Views:
1,403
Published:
14 y
Re: Trying to get out of a relationship
Hello Blue Rose,
I appreaciate your feedback, I will check out the groups you told me.
Problem is that even if I was to look for support here like church he wont let me go there on my own. And with him being present there's not much I can do.
I dont know what is asylum but from my knowledge when you do not have money to stay in foreign country or you got trouble they will just tell you to go back to your country.
As for going to my country, I left to U.S. when I was 12, I dont even speak Russian all that well. I dont have anybody there except for my alcoholic father who's interested in taking advantage of me not in helping me and who'd side with my spouse at any time against me for a glass of vodka.

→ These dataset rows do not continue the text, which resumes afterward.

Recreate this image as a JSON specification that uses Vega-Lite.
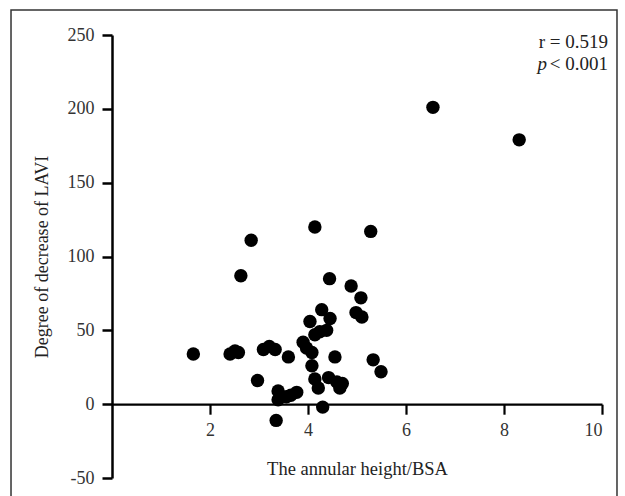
{
  "$schema": "https://vega.github.io/schema/vega-lite/v6.json",
  "width": 490,
  "height": 443,
  "autosize": "none",
  "padding": {"left": 112, "top": 35, "right": 23, "bottom": 18},
  "background": "white",
  "config": {"view": {"stroke": null}, "font": "Liberation Serif"},
  "datasets": {
    "pts": [
      {"x": 6.55, "y": 201}, {"x": 8.31, "y": 179}, {"x": 4.14, "y": 120}, {"x": 5.28, "y": 117},
      {"x": 2.84, "y": 111}, {"x": 2.63, "y": 87}, {"x": 4.44, "y": 85}, {"x": 4.88, "y": 80},
      {"x": 5.08, "y": 72}, {"x": 4.98, "y": 62}, {"x": 5.10, "y": 59}, {"x": 4.28, "y": 64},
      {"x": 4.04, "y": 56}, {"x": 4.45, "y": 58}, {"x": 4.24, "y": 49}, {"x": 4.38, "y": 50},
      {"x": 4.14, "y": 47}, {"x": 3.90, "y": 42}, {"x": 1.66, "y": 34}, {"x": 2.41, "y": 34},
      {"x": 2.51, "y": 36}, {"x": 2.58, "y": 35}, {"x": 3.09, "y": 37}, {"x": 3.21, "y": 39},
      {"x": 3.33, "y": 37}, {"x": 3.60, "y": 32}, {"x": 3.97, "y": 38}, {"x": 4.08, "y": 35},
      {"x": 4.55, "y": 32}, {"x": 5.33, "y": 30}, {"x": 5.49, "y": 22}, {"x": 2.97, "y": 16},
      {"x": 4.08, "y": 26}, {"x": 4.14, "y": 17}, {"x": 4.21, "y": 11}, {"x": 4.42, "y": 18},
      {"x": 4.59, "y": 15}, {"x": 4.65, "y": 11}, {"x": 4.70, "y": 14}, {"x": 3.39, "y": 9},
      {"x": 3.39, "y": 3}, {"x": 3.56, "y": 5}, {"x": 3.77, "y": 8}, {"x": 3.65, "y": 6},
      {"x": 4.30, "y": -2}, {"x": 3.35, "y": -11}
    ],
    "one": [{}]
  },
  "layer": [
    {
      "data": {"name": "one"},
      "mark": {"type": "rect", "filled": false, "stroke": "#333333", "strokeWidth": 1.5},
      "encoding": {
        "x": {"datum": -2.061, "type": "quantitative", "scale": {"domain": [0, 10], "nice": false, "zero": false}},
        "x2": {"datum": 10.306},
        "y": {"datum": 266.9, "type": "quantitative", "scale": {"domain": [-50, 250], "nice": false, "zero": false}},
        "y2": {"datum": -80}
      }
    },
    {
      "data": {"name": "pts"},
      "mark": {"type": "point", "shape": "circle", "filled": true, "color": "black", "opacity": 1, "size": 180},
      "encoding": {
        "x": {
          "field": "x", "type": "quantitative",
          "scale": {"domain": [0, 10], "nice": false, "zero": false},
          "axis": {
            "orient": "bottom", "offset": -73.8, "values": [2, 4, 6, 8, 10],
            "title": "The annular height/BSA", "grid": false,
            "domainColor": "black", "domainWidth": 2.2, "tickColor": "black", "tickWidth": 2.2, "tickSize": 10,
            "labelFontSize": 18, "labelColor": "#333333", "labelPadding": 7, "labelFont": "Liberation Serif",
            "titleFontSize": 18.5, "titleFontWeight": "normal", "titleColor": "#222222", "titlePadding": 20, "titleFont": "Liberation Serif"
          }
        },
        "y": {
          "field": "y", "type": "quantitative",
          "scale": {"domain": [-50, 250], "nice": false, "zero": false},
          "axis": {
            "values": [-50, 0, 50, 100, 150, 200, 250],
            "labelExpr": "datum.value + ''",
            "title": "Degree of decrease of LAVI", "grid": false,
            "domainColor": "black", "domainWidth": 2.5, "tickColor": "black", "tickWidth": 2.5, "tickSize": 10,
            "labelFontSize": 18, "labelColor": "#333333", "labelPadding": 8, "labelFont": "Liberation Serif",
            "titleFontSize": 18, "titleFontWeight": "normal", "titleColor": "#222222", "titlePadding": 16, "titleFont": "Liberation Serif"
          }
        }
      }
    },
    {
      "data": {"name": "one"},
      "mark": {"type": "text", "align": "right", "baseline": "middle", "fontSize": 19, "font": "Liberation Serif", "color": "#222222", "dx": 6},
      "encoding": {
        "x": {"datum": 10, "type": "quantitative", "scale": {"domain": [0, 10], "nice": false, "zero": false}},
        "y": {"datum": 245, "type": "quantitative", "scale": {"domain": [-50, 250], "nice": false, "zero": false}},
        "text": {"value": "r = 0.519"}
      }
    },
    {
      "data": {"name": "one"},
      "mark": {"type": "text", "align": "right", "baseline": "middle", "fontSize": 19, "font": "Liberation Serif", "color": "#222222", "dx": 6},
      "encoding": {
        "x": {"datum": 10, "type": "quantitative", "scale": {"domain": [0, 10], "nice": false, "zero": false}},
        "y": {"datum": 230.5, "type": "quantitative", "scale": {"domain": [-50, 250], "nice": false, "zero": false}},
        "text": {"value": "< 0.001"}
      }
    },
    {
      "data": {"name": "one"},
      "mark": {"type": "text", "align": "right", "baseline": "middle", "fontSize": 19, "font": "Liberation Serif", "fontStyle": "italic", "color": "#222222", "dx": -55},
      "encoding": {
        "x": {"datum": 10, "type": "quantitative", "scale": {"domain": [0, 10], "nice": false, "zero": false}},
        "y": {"datum": 230.5, "type": "quantitative", "scale": {"domain": [-50, 250], "nice": false, "zero": false}},
        "text": {"value": "p"}
      }
    }
  ]
}
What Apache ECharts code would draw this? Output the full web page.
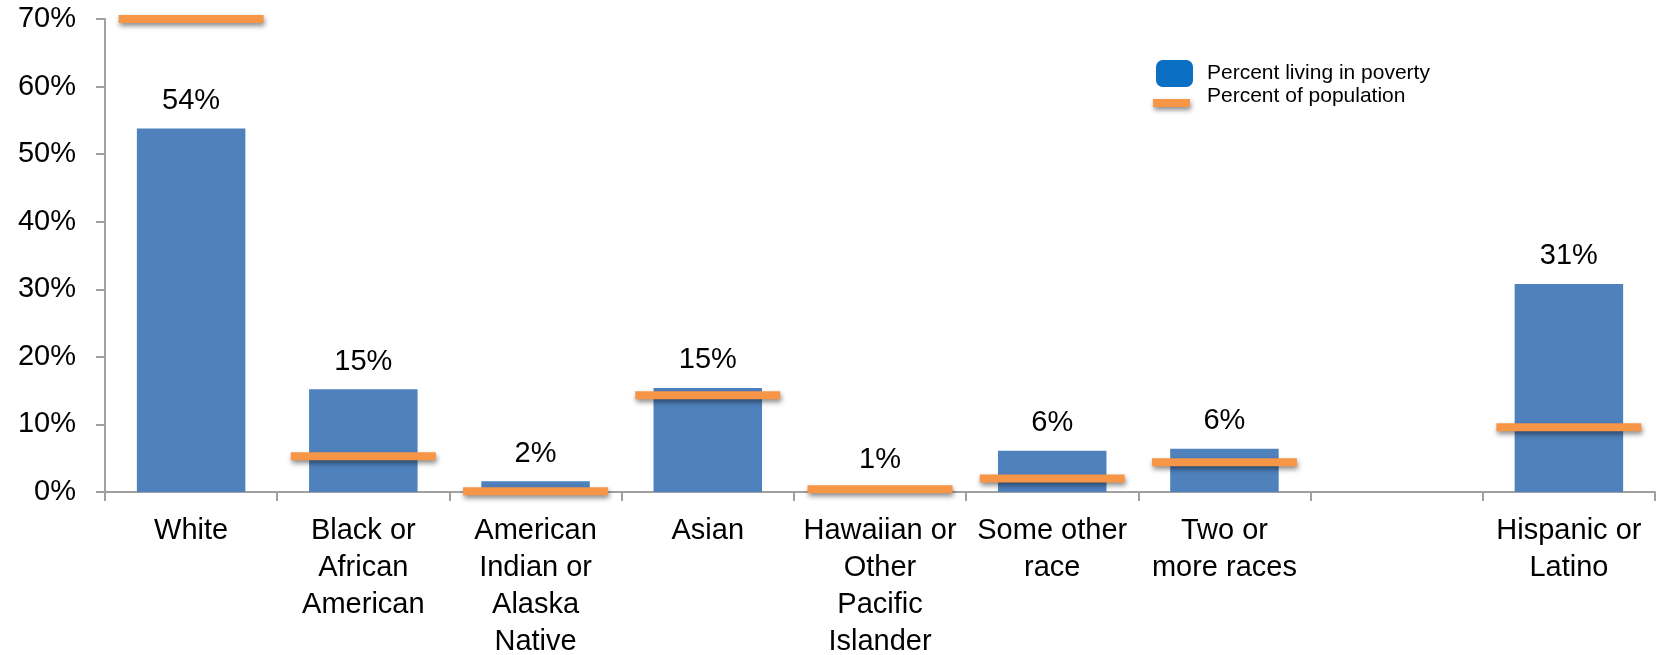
<!DOCTYPE html>
<html>
<head>
<meta charset="utf-8">
<script src="https://cdn.jsdelivr.net/npm/echarts@6/dist/echarts.min.js"></script>
<style>
html,body{margin:0;padding:0;background:#fff;}
#chart{width:1665px;height:655px;}
</style>
</head>
<body>
<div id="chart"></div>
<script>
const categories = [
  'White',
  'Black or\nAfrican\nAmerican',
  'American\nIndian or\nAlaska\nNative',
  'Asian',
  'Hawaiian or\nOther\nPacific\nIslander',
  'Some other\nrace',
  'Two or\nmore races',
  '',
  'Hispanic or\nLatino'
];
const povertyPct = [53.8, 15.2, 1.6, 15.4, 0.7, 6.1, 6.4, null, 30.8];
const populationPct = [70, 5.3, 0.1, 14.3, 0.4, 2.0, 4.4, null, 9.6];
const yTicks = [0, 10, 20, 30, 40, 50, 60, 70];

const FONT = '"Liberation Sans", Arial, sans-serif';
const chart = echarts.init(document.getElementById('chart'));
chart.setOption({
  animation: false,
  backgroundColor: '#ffffff',
  textStyle: { fontFamily: FONT, color: '#000' },
  grid: { left: 105, right: 10, top: 19, bottom: 163, containLabel: false, outerBoundsMode: 'none' },
  legend: [
    {
      left: 1156, top: 60, orient: 'vertical', padding: 0,
      itemWidth: 37, itemHeight: 27,
      data: [{ name: 'Percent living in poverty', icon: 'roundRect', itemStyle: { color: '#0B6FC4' } }],
      textStyle: { fontFamily: FONT, fontSize: 21, color: '#000', padding: [0, 0, 2, 9] }
    },
    {
      left: 1153, top: 86, orient: 'vertical', padding: 0,
      itemWidth: 37, itemHeight: 21,
      data: [{ name: 'Percent of population',
               icon: 'path://M0,0L37,0L37,0.01Z M0,13H37V21H0Z',
               itemStyle: { color: '#F79646', opacity: 1, borderWidth: 0, shadowColor: 'rgba(0,0,0,0.45)', shadowBlur: 5, shadowOffsetX: 1, shadowOffsetY: 3 } }],
      textStyle: { fontFamily: FONT, fontSize: 21, color: '#000', padding: [0, 0, 0, 12] }
    }
  ],
  xAxis: {
    type: 'category',
    data: categories,
    boundaryGap: true,
    axisLine: { lineStyle: { color: '#A0A0A0', width: 2 } },
    axisTick: { show: true, length: 9, lineStyle: { color: '#A0A0A0', width: 2 } },
    axisLabel: { interval: 0, fontFamily: FONT, fontSize: 29, color: '#000', lineHeight: 37, margin: 20 }
  },
  yAxis: {
    type: 'value',
    min: yTicks[0],
    max: yTicks[yTicks.length - 1],
    interval: 10,
    splitLine: { show: false },
    axisLine: { show: true, lineStyle: { color: '#A0A0A0', width: 2 } },
    axisTick: { show: true, length: 9, lineStyle: { color: '#A0A0A0', width: 2 } },
    axisLabel: { fontFamily: FONT, fontSize: 29, color: '#000', margin: 29, formatter: '{value}%' }
  },
  series: [
    {
      name: 'Percent living in poverty',
      type: 'bar',
      data: povertyPct,
      barWidth: '63%',
      itemStyle: { color: '#4F81BD' },
      label: {
        show: true, position: 'top', distance: 13,
        fontFamily: FONT, fontSize: 29, color: '#000',
        formatter: p => Math.round(p.value) + '%'
      },
      z: 2
    },
    {
      name: 'Percent of population',
      type: 'scatter',
      data: populationPct,
      symbol: 'rect',
      symbolSize: [145, 8],
      clip: false,
      itemStyle: {
        color: '#F79646', opacity: 1,
        shadowColor: 'rgba(0,0,0,0.45)', shadowBlur: 5, shadowOffsetX: 1, shadowOffsetY: 3
      },
      z: 3
    }
  ]
});
</script>
</body>
</html>
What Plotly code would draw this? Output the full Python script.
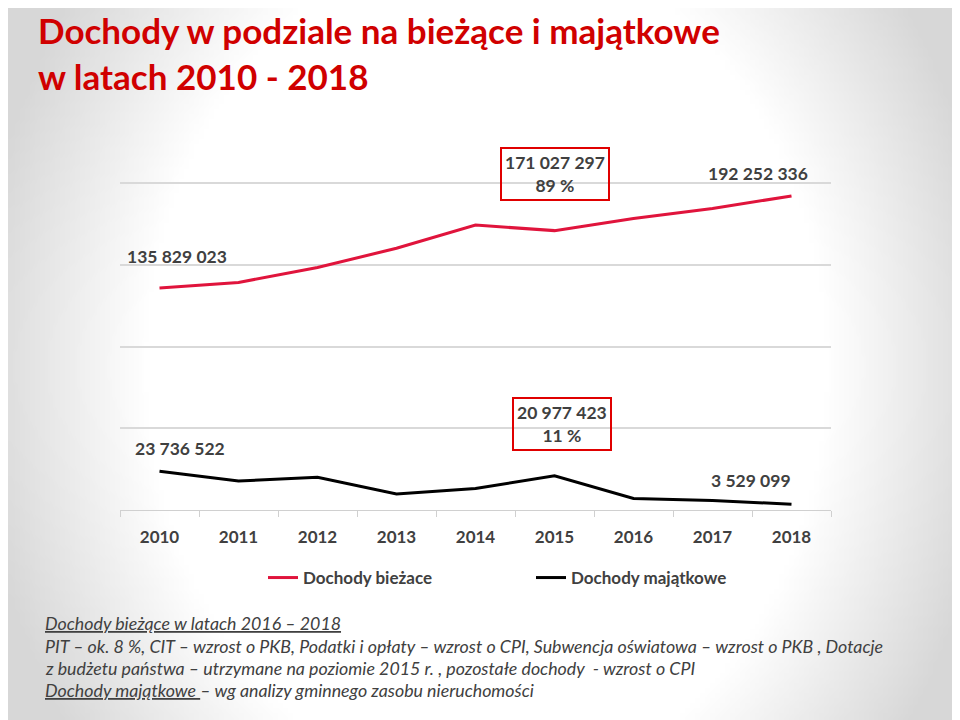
import base64
import struct
import zlib

import numpy as np
import plotly.graph_objects as go

# dane
years = ["2010", "2011", "2012", "2013", "2014", "2015", "2016", "2017", "2018"]
dochody_biezace = [135829023, 139300000, 148500000, 160200000, 174400000,
                   171027297, 178500000, 184600000, 192252336]
dochody_majatkowe = [23736522, 17700000, 20000000, 9800000, 13100000,
                     20977423, 7100000, 5800000, 3529099]

title_text = "Dochody w podziale na bieżące i majątkowe<br>w latach 2010 - 2018"
notes = [
    "<u>Dochody bieżące w latach 2016 – 2018</u>",
    "PIT – ok. 8 %, CIT – wzrost o PKB, Podatki i opłaty – wzrost o CPI, Subwencja oświatowa – wzrost o PKB , Dotacje",
    "z budżetu państwa – utrzymane na poziomie 2015 r. , pozostałe dochody  - wzrost o CPI",
    "<u>Dochody majątkowe </u>– wg analizy gminnego zasobu nieruchomości",
]

RED = "#E0143C"
TXT = "#404040"
FONT = "Lato"

# strona ma 8 px marginesu body, więc figura jest o 8 px mniejsza
OFF = 8
W, H = 960 - OFF, 720 - OFF
ML, MR, MT, MB = 120 - OFF, 129, 140 - OFF, 210
pw = W - ML - MR
ph = H - MT - MB


def fmt(v):
    return f"{v:,}".replace(",", " ")


def px_x(x):
    # piksel referencji -> współrzędne paper
    return (x - OFF - ML) / pw


def px_y(y):
    return (H - MB - (y - OFF)) / ph


def radial_bg(w=192, h=144):
    # tło: biały środek, szare brzegi
    ys, xs = np.mgrid[0:h, 0:w]
    dx = (xs - w * 0.5) / (w * 0.5)
    dy = (ys - h * 0.5) / (h * 0.5)
    r = np.sqrt(dx ** 2 + (dy * 0.6) ** 2)
    v = 255 - 40 * np.clip((r - 0.72) / 0.36, 0, 1)
    v = v.astype(np.uint8)
    raw = b"".join(b"\x00" + bytes(np.repeat(row, 3)) for row in v)

    def chunk(tag, data):
        c = tag + data
        return struct.pack(">I", len(data)) + c + struct.pack(">I", zlib.crc32(c) & 0xffffffff)

    png = b"\x89PNG\r\n\x1a\n"
    png += chunk(b"IHDR", struct.pack(">IIBBBBB", w, h, 8, 2, 0, 0, 0))
    png += chunk(b"IDAT", zlib.compress(raw, 9))
    png += chunk(b"IEND", b"")
    return "data:image/png;base64," + base64.b64encode(png).decode()


fig = go.Figure()
fig.add_trace(go.Scatter(x=years, y=dochody_biezace, mode="lines", name="Dochody bieżace",
                         line=dict(color=RED, width=3)))
fig.add_trace(go.Scatter(x=years, y=dochody_majatkowe, mode="lines", name="Dochody majątkowe",
                         line=dict(color="black", width=3)))

total_2015 = dochody_biezace[5] + dochody_majatkowe[5]
pct_b = round(dochody_biezace[5] / total_2015 * 100)
pct_m = round(dochody_majatkowe[5] / total_2015 * 100)

# etykiety danych (x = numer kategorii)
labels = [
    (0, dochody_biezace[0], fmt(dochody_biezace[0]), 17, 32, False),
    (5, dochody_biezace[5], f"{fmt(dochody_biezace[5])}<br>{pct_b} %", 0, 57, True),
    (8, dochody_biezace[8], fmt(dochody_biezace[8]), -34, 22, False),
    (0, dochody_majatkowe[0], fmt(dochody_majatkowe[0]), 20, 23, False),
    (5, dochody_majatkowe[5], f"{fmt(dochody_majatkowe[5])}<br>{pct_m} %", 7, 52, True),
    (8, dochody_majatkowe[8], fmt(dochody_majatkowe[8]), -41, 24, False),
]
for x, y, t, xs, ys, boxed in labels:
    fig.add_annotation(x=x, y=y, text=t, showarrow=False, xshift=xs, yshift=ys,
                       font=dict(family=FONT, size=17.5, color=TXT, weight="bold"),
                       bordercolor="#E00000" if boxed else None, borderwidth=2 if boxed else 0,
                       borderpad=3 if boxed else 0)

# przypisy pod wykresem
note_y = [623, 646, 668, 690]
for t, yy in zip(notes, note_y):
    fig.add_annotation(xref="paper", yref="paper", x=px_x(43), y=px_y(yy),
                       xanchor="left", yanchor="middle", text=f"<i>{t}</i>", showarrow=False,
                       font=dict(family=FONT, size=17.8, color=TXT))

# tytuł
fig.add_annotation(xref="paper", yref="paper", x=px_x(36), y=px_y(7),
                   xanchor="left", yanchor="top", align="left", text=f"<b>{title_text}</b>",
                   showarrow=False, font=dict(family=FONT, size=35, color="#D00000"))

fig.add_layout_image(source=radial_bg(), xref="paper", yref="paper",
                     x=-ML / pw, y=1 + MT / ph, sizex=W / pw, sizey=H / ph,
                     sizing="stretch", layer="below", xanchor="left", yanchor="top")

fig.update_layout(
    width=W, height=H,
    margin=dict(l=ML, r=MR, t=MT, b=MB),
    paper_bgcolor="white", plot_bgcolor="rgba(0,0,0,0)",
    showlegend=True,
    legend=dict(orientation="h", x=px_x(263), xanchor="left", y=px_y(578),
                yanchor="middle", bgcolor="rgba(0,0,0,0)", entrywidth=223,
                font=dict(family=FONT, size=17, color=TXT, weight="bold")),
    xaxis=dict(type="category", range=[-0.5, 8.5], autorange=False, showgrid=False,
               showline=True, linecolor="#d0d0d0", linewidth=1,
               ticks="outside", tickson="boundaries", ticklen=6, tickcolor="#d0d0d0",
               ticklabelstandoff=12,
               tickfont=dict(family=FONT, size=17, color=TXT, weight="bold")),
    yaxis=dict(range=[0, 226.5e6], dtick=50e6, showticklabels=False, gridcolor="#d9d9d9",
               gridwidth=1.5, zeroline=False),
)

fig.write_html("out.html")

Russia is out of the question for me. People die on the streets in Russia and nobody cares. I have no chance of surviving there...not having own apartment to live in is probably the most serious issue in Russia, people kill for real estate there. This is how my mother committed suicide, she couldn't afford an apartment after she gambled the money away.
I am probably in more need of a mental support...because I am not brave enough to get up and leave- after being told that im worthless, that i will die on the streets I cant help but let these words get to me, although I've tried hard not to get it inside my head. The longer I am staying with him the more scared I am about separating from him. Is this normal characteristics of someone in abusive relationship?